=== EXERCISE AIM ===
Retype each line of the material exactly, please, skipping any picture in it.
** START OF STORED DATA **
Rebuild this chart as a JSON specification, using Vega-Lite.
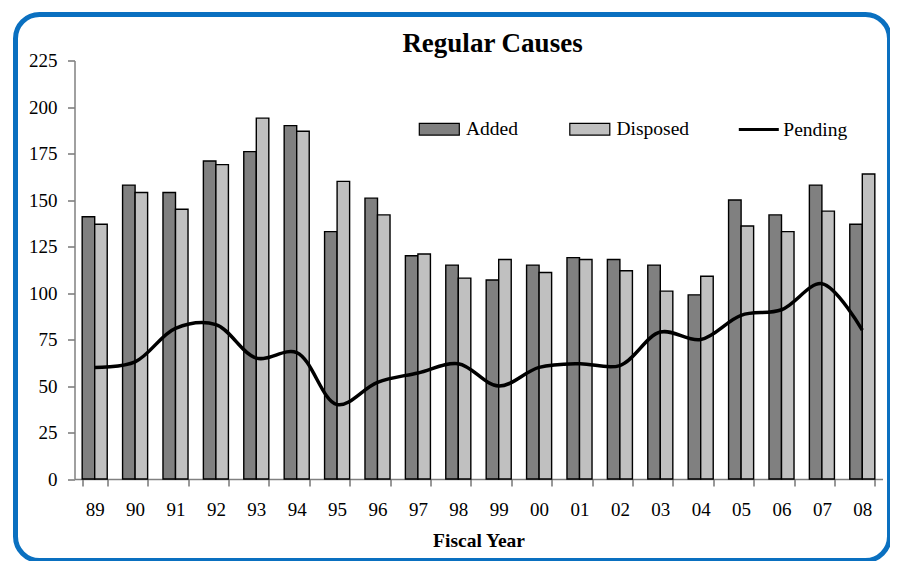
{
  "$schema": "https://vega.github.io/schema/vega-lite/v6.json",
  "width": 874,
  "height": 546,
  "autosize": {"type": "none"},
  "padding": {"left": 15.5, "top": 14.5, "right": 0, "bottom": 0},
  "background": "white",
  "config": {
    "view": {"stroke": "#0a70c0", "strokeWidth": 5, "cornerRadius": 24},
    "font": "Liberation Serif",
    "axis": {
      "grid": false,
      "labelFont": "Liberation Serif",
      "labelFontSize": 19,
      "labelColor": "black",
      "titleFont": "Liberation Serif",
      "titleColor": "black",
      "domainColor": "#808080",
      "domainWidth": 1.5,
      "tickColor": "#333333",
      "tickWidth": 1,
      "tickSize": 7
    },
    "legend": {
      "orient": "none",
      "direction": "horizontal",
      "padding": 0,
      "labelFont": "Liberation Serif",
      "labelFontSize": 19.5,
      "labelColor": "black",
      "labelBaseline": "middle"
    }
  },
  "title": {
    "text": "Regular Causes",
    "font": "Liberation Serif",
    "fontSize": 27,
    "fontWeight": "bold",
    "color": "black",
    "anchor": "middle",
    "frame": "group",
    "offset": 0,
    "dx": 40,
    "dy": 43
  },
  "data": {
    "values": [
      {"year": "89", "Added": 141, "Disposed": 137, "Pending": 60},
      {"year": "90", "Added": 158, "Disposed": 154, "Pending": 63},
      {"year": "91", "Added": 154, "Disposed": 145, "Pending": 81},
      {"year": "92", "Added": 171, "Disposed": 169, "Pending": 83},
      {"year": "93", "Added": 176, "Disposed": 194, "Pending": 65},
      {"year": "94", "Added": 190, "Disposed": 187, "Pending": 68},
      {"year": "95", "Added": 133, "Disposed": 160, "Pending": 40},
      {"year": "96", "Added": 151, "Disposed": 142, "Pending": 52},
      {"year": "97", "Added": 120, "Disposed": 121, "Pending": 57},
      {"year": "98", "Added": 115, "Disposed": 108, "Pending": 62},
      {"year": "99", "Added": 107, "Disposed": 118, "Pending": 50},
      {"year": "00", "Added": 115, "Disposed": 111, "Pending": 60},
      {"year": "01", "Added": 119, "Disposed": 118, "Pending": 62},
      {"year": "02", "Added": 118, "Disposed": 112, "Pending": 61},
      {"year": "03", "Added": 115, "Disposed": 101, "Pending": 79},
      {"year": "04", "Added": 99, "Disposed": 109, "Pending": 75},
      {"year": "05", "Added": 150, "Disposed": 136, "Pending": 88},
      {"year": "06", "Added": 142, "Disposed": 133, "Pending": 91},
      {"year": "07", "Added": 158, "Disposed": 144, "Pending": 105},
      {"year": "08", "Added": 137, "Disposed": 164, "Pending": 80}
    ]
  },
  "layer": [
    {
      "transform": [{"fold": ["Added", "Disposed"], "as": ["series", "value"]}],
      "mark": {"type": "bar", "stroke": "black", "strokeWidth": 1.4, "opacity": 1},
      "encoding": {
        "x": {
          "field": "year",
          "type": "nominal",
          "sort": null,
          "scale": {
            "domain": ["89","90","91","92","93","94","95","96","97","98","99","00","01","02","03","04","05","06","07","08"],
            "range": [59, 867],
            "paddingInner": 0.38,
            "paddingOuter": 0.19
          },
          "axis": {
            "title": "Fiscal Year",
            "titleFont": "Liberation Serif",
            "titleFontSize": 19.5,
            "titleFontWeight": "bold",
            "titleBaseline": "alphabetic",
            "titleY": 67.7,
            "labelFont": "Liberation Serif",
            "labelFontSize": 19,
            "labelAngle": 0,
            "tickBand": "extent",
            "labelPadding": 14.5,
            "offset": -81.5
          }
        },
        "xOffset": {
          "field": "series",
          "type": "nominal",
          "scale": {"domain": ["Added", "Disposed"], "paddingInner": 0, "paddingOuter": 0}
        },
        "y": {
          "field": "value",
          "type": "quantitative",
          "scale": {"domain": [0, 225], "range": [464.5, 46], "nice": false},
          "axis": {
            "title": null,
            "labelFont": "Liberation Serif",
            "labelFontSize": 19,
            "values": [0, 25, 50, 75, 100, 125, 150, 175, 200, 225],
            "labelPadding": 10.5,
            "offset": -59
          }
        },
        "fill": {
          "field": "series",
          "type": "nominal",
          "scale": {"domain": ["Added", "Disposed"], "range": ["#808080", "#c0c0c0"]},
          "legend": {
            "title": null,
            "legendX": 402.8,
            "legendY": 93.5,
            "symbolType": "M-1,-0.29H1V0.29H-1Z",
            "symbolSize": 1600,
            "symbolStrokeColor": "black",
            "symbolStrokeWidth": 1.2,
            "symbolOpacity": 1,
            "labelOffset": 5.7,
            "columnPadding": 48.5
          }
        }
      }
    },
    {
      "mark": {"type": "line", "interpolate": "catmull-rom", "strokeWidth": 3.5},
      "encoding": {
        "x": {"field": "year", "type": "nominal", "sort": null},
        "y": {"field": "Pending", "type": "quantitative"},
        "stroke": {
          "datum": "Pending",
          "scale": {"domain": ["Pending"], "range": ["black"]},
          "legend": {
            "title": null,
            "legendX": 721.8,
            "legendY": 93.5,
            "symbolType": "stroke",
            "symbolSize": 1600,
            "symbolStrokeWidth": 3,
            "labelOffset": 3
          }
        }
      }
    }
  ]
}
** END OF STORED DATA **
=== THE RESULT ===
Rebuild this chart as a JSON specification, using Vega-Lite.
{
  "$schema": "https://vega.github.io/schema/vega-lite/v6.json",
  "width": 874,
  "height": 546,
  "autosize": {"type": "none"},
  "padding": {"left": 15.5, "top": 14.5, "right": 0, "bottom": 0},
  "background": "white",
  "config": {
    "view": {"stroke": "#0a70c0", "strokeWidth": 5, "cornerRadius": 24},
    "font": "Liberation Serif",
    "axis": {
      "grid": false,
      "labelFont": "Liberation Serif",
      "labelFontSize": 19,
      "labelColor": "black",
      "titleFont": "Liberation Serif",
      "titleColor": "black",
      "domainColor": "#808080",
      "domainWidth": 1.5,
      "tickColor": "#333333",
      "tickWidth": 1,
      "tickSize": 7
    },
    "legend": {
      "orient": "none",
      "direction": "horizontal",
      "padding": 0,
      "labelFont": "Liberation Serif",
      "labelFontSize": 19.5,
      "labelColor": "black",
      "labelBaseline": "middle"
    }
  },
  "title": {
    "text": "Regular Causes",
    "font": "Liberation Serif",
    "fontSize": 27,
    "fontWeight": "bold",
    "color": "black",
    "anchor": "middle",
    "frame": "group",
    "offset": 0,
    "dx": 40,
    "dy": 43
  },
  "data": {
    "values": [
      {"year": "89", "Added": 141, "Disposed": 137, "Pending": 60},
      {"year": "90", "Added": 158, "Disposed": 154, "Pending": 63},
      {"year": "91", "Added": 154, "Disposed": 145, "Pending": 81},
      {"year": "92", "Added": 171, "Disposed": 169, "Pending": 83},
      {"year": "93", "Added": 176, "Disposed": 194, "Pending": 65},
      {"year": "94", "Added": 190, "Disposed": 187, "Pending": 68},
      {"year": "95", "Added": 133, "Disposed": 160, "Pending": 40},
      {"year": "96", "Added": 151, "Disposed": 142, "Pending": 52},
      {"year": "97", "Added": 120, "Disposed": 121, "Pending": 57},
      {"year": "98", "Added": 115, "Disposed": 108, "Pending": 62},
      {"year": "99", "Added": 107, "Disposed": 118, "Pending": 50},
      {"year": "00", "Added": 115, "Disposed": 111, "Pending": 60},
      {"year": "01", "Added": 119, "Disposed": 118, "Pending": 62},
      {"year": "02", "Added": 118, "Disposed": 112, "Pending": 61},
      {"year": "03", "Added": 115, "Disposed": 101, "Pending": 79},
      {"year": "04", "Added": 99, "Disposed": 109, "Pending": 75},
      {"year": "05", "Added": 150, "Disposed": 136, "Pending": 88},
      {"year": "06", "Added": 142, "Disposed": 133, "Pending": 91},
      {"year": "07", "Added": 158, "Disposed": 144, "Pending": 105},
      {"year": "08", "Added": 137, "Disposed": 164, "Pending": 80}
    ]
  },
  "layer": [
    {
      "transform": [{"fold": ["Added", "Disposed"], "as": ["series", "value"]}],
      "mark": {"type": "bar", "stroke": "black", "strokeWidth": 1.4, "opacity": 1},
      "encoding": {
        "x": {
          "field": "year",
          "type": "nominal",
          "sort": null,
          "scale": {
            "domain": ["89","90","91","92","93","94","95","96","97","98","99","00","01","02","03","04","05","06","07","08"],
            "range": [59, 867],
            "paddingInner": 0.38,
            "paddingOuter": 0.19
          },
          "axis": {
            "title": "Fiscal Year",
            "titleFont": "Liberation Serif",
            "titleFontSize": 19.5,
            "titleFontWeight": "bold",
            "titleBaseline": "alphabetic",
            "titleY": 67.7,
            "labelFont": "Liberation Serif",
            "labelFontSize": 19,
            "labelAngle": 0,
            "tickBand": "extent",
            "labelPadding": 14.5,
            "offset": -81.5
          }
        },
        "xOffset": {
          "field": "series",
          "type": "nominal",
          "scale": {"domain": ["Added", "Disposed"], "paddingInner": 0, "paddingOuter": 0}
        },
        "y": {
          "field": "value",
          "type": "quantitative",
          "scale": {"domain": [0, 225], "range": [464.5, 46], "nice": false},
          "axis": {
            "title": null,
            "labelFont": "Liberation Serif",
            "labelFontSize": 19,
            "values": [0, 25, 50, 75, 100, 125, 150, 175, 200, 225],
            "labelPadding": 10.5,
            "offset": -59
          }
        },
        "fill": {
          "field": "series",
          "type": "nominal",
          "scale": {"domain": ["Added", "Disposed"], "range": ["#808080", "#c0c0c0"]},
          "legend": {
            "title": null,
            "legendX": 402.8,
            "legendY": 93.5,
            "symbolType": "M-1,-0.29H1V0.29H-1Z",
            "symbolSize": 1600,
            "symbolStrokeColor": "black",
            "symbolStrokeWidth": 1.2,
            "symbolOpacity": 1,
            "labelOffset": 5.7,
            "columnPadding": 48.5
          }
        }
      }
    },
    {
      "mark": {"type": "line", "interpolate": "catmull-rom", "strokeWidth": 3.5},
      "encoding": {
        "x": {"field": "year", "type": "nominal", "sort": null},
        "y": {"field": "Pending", "type": "quantitative"},
        "stroke": {
          "datum": "Pending",
          "scale": {"domain": ["Pending"], "range": ["black"]},
          "legend": {
            "title": null,
            "legendX": 721.8,
            "legendY": 93.5,
            "symbolType": "stroke",
            "symbolSize": 1600,
            "symbolStrokeWidth": 3,
            "labelOffset": 3
          }
        }
      }
    }
  ]
}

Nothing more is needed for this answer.